**Your task**
Scan each line of the records for the word "this" and extract the ones that have it.

**Entries provided**
************

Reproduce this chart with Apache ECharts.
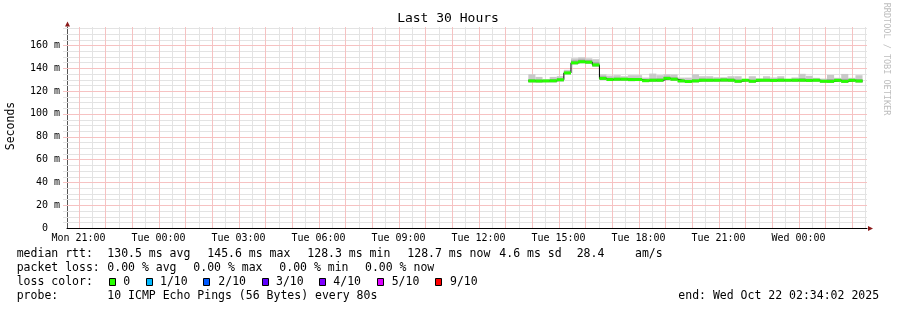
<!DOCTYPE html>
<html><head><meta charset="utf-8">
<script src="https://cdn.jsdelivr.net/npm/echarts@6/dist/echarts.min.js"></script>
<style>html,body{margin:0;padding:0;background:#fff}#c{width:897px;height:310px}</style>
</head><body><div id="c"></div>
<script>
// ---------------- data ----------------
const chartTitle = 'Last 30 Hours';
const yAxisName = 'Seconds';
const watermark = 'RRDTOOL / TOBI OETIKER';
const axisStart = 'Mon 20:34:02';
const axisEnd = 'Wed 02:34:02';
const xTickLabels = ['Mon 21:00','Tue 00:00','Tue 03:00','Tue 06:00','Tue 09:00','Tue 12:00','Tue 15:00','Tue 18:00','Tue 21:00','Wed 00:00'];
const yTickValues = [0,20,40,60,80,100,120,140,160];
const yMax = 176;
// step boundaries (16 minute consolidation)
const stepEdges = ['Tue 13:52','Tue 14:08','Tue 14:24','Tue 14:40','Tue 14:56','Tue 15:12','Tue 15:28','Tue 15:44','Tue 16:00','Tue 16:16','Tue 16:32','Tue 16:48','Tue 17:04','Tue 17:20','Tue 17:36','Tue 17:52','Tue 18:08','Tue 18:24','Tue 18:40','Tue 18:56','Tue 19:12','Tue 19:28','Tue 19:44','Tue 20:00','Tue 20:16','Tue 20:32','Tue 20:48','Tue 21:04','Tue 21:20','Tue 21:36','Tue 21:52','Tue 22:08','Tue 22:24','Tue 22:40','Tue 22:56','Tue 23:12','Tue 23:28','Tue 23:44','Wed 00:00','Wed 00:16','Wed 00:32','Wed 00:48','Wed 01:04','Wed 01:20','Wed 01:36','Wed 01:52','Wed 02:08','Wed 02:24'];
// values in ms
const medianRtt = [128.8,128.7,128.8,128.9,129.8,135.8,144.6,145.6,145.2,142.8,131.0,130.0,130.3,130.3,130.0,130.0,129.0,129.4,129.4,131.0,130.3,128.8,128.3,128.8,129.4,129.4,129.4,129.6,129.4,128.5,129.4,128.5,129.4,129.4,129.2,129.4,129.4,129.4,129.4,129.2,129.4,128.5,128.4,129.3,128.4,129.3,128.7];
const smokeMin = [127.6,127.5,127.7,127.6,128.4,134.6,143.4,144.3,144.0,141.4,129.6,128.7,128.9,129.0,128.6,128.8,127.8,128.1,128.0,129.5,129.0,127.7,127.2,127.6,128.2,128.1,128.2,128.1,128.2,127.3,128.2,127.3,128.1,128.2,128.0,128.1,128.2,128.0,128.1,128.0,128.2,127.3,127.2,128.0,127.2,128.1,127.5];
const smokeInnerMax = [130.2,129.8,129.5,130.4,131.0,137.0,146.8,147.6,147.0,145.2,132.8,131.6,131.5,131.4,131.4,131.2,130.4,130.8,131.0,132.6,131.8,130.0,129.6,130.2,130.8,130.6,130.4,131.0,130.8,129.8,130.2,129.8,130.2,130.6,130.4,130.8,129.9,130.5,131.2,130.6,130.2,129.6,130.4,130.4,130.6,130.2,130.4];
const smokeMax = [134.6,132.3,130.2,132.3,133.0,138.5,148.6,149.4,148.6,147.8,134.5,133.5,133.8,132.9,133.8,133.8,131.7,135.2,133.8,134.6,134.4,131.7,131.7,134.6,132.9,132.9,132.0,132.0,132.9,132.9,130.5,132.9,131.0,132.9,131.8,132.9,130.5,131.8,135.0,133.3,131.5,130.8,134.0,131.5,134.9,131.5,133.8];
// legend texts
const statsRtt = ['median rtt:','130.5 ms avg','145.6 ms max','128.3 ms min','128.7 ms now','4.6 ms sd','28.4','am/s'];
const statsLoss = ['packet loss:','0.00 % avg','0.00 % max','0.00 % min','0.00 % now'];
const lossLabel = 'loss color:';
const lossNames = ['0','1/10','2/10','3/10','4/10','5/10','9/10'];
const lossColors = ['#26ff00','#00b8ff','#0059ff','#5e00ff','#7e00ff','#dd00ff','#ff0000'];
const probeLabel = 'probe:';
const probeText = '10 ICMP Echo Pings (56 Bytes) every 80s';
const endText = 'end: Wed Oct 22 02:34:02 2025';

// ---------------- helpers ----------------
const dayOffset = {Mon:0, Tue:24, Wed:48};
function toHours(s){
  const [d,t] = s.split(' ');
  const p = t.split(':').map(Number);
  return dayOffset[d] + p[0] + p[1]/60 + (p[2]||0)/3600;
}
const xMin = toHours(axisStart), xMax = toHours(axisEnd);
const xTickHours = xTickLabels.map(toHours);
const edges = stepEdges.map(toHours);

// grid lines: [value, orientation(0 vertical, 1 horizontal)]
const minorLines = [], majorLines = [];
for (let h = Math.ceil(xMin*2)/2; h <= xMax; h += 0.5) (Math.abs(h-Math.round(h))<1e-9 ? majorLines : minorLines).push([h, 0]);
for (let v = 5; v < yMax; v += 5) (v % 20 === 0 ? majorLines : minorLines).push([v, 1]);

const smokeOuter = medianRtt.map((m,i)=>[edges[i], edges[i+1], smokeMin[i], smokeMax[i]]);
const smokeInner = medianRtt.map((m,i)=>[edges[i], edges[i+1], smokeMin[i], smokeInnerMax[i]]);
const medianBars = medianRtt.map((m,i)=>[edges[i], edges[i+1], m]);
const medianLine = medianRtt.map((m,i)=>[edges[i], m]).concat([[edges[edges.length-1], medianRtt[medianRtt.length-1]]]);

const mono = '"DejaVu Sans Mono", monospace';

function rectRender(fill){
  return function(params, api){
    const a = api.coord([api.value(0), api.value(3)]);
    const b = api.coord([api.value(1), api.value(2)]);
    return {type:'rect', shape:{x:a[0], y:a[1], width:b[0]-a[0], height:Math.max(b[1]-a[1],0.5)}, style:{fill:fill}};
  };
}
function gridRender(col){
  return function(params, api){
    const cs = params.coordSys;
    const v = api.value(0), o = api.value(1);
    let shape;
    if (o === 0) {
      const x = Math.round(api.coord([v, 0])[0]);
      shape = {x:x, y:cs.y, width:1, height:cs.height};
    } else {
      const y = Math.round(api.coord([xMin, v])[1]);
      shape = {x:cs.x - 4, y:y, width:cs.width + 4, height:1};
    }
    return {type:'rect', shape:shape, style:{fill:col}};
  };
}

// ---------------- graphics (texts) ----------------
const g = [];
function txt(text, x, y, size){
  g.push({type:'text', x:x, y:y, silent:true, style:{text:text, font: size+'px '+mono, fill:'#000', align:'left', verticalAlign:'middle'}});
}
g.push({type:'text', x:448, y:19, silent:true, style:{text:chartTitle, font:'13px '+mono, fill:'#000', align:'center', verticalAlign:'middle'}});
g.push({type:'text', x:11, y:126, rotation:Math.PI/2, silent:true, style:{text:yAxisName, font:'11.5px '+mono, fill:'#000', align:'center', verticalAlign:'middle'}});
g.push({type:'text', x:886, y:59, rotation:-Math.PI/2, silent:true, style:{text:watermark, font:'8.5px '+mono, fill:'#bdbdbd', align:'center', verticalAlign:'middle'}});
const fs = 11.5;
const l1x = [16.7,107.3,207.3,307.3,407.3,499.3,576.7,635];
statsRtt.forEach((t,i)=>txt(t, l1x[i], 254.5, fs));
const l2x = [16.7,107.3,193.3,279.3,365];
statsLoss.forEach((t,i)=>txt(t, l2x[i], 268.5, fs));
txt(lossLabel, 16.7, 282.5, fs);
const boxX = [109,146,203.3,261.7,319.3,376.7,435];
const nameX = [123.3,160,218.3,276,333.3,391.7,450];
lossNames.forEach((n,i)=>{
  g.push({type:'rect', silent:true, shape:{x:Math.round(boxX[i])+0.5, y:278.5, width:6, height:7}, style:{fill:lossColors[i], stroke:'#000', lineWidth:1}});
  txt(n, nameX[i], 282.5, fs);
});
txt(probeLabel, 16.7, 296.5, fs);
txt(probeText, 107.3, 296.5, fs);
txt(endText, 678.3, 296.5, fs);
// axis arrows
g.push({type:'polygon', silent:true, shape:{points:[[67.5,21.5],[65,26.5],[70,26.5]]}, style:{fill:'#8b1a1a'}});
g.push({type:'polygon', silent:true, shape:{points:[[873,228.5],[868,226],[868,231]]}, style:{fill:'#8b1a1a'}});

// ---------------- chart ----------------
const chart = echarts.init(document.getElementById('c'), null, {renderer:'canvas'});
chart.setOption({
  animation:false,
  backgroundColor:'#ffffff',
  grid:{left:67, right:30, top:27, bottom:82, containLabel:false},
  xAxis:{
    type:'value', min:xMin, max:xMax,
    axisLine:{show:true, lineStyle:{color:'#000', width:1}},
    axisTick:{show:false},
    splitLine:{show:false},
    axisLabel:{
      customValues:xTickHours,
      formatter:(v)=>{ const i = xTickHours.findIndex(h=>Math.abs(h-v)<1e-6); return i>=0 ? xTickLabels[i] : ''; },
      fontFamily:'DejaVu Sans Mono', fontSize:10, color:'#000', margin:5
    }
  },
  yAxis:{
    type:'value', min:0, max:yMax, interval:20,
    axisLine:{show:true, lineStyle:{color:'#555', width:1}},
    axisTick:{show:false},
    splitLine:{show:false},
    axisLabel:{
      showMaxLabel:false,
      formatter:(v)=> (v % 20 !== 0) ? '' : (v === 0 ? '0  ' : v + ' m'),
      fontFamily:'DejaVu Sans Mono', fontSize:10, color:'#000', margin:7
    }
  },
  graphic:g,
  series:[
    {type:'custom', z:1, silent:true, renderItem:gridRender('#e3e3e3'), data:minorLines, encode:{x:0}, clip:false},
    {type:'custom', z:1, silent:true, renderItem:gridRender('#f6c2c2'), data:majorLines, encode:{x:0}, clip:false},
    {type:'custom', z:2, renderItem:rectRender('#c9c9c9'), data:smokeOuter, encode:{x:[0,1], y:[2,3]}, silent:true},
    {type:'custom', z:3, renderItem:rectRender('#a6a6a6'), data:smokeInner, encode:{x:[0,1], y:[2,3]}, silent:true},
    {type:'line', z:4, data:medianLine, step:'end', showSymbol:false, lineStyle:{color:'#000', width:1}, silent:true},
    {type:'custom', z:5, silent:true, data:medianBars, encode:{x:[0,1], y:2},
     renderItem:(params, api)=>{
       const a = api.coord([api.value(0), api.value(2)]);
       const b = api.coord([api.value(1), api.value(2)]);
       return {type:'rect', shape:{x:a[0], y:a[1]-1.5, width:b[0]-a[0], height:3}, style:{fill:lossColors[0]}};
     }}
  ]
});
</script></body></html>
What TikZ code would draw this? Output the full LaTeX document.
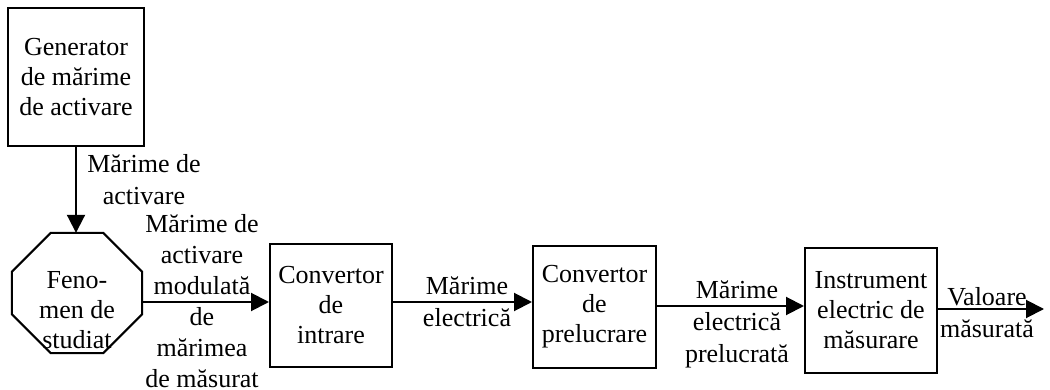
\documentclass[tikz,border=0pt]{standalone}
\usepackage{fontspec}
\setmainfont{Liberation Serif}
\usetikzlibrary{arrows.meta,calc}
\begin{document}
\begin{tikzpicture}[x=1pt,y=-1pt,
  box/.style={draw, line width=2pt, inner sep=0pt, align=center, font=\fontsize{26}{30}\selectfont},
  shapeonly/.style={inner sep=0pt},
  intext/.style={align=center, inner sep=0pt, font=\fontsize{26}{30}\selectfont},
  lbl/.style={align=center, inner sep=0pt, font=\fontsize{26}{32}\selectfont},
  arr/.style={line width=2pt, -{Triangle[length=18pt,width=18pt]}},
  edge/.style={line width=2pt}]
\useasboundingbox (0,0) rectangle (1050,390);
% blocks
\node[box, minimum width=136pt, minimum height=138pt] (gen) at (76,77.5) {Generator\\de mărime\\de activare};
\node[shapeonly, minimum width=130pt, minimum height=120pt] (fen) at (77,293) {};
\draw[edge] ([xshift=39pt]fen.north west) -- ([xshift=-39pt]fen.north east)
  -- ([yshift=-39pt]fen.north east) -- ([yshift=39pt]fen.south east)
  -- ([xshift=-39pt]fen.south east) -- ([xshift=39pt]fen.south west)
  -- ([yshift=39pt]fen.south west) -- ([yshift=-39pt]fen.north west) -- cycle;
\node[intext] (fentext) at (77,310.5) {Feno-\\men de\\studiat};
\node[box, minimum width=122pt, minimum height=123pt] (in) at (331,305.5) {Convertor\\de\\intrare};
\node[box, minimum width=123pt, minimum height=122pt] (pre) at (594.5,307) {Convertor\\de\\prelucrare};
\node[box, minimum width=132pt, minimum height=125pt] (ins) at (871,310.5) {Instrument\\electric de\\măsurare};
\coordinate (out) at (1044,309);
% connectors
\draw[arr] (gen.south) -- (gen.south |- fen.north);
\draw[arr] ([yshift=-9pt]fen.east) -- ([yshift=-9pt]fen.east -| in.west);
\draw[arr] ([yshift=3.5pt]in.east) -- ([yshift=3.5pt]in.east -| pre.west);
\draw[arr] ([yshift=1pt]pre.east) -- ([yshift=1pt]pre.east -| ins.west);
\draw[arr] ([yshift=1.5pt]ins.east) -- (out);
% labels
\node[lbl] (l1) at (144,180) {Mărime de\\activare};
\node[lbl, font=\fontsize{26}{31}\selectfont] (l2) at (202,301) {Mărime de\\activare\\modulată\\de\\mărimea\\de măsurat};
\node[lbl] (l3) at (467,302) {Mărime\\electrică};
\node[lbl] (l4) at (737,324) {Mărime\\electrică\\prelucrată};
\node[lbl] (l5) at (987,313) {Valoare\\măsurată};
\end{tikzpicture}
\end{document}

************

**Response**
Reproduce this chart with Apache ECharts.
What TikZ code would draw this? Output the full LaTeX document.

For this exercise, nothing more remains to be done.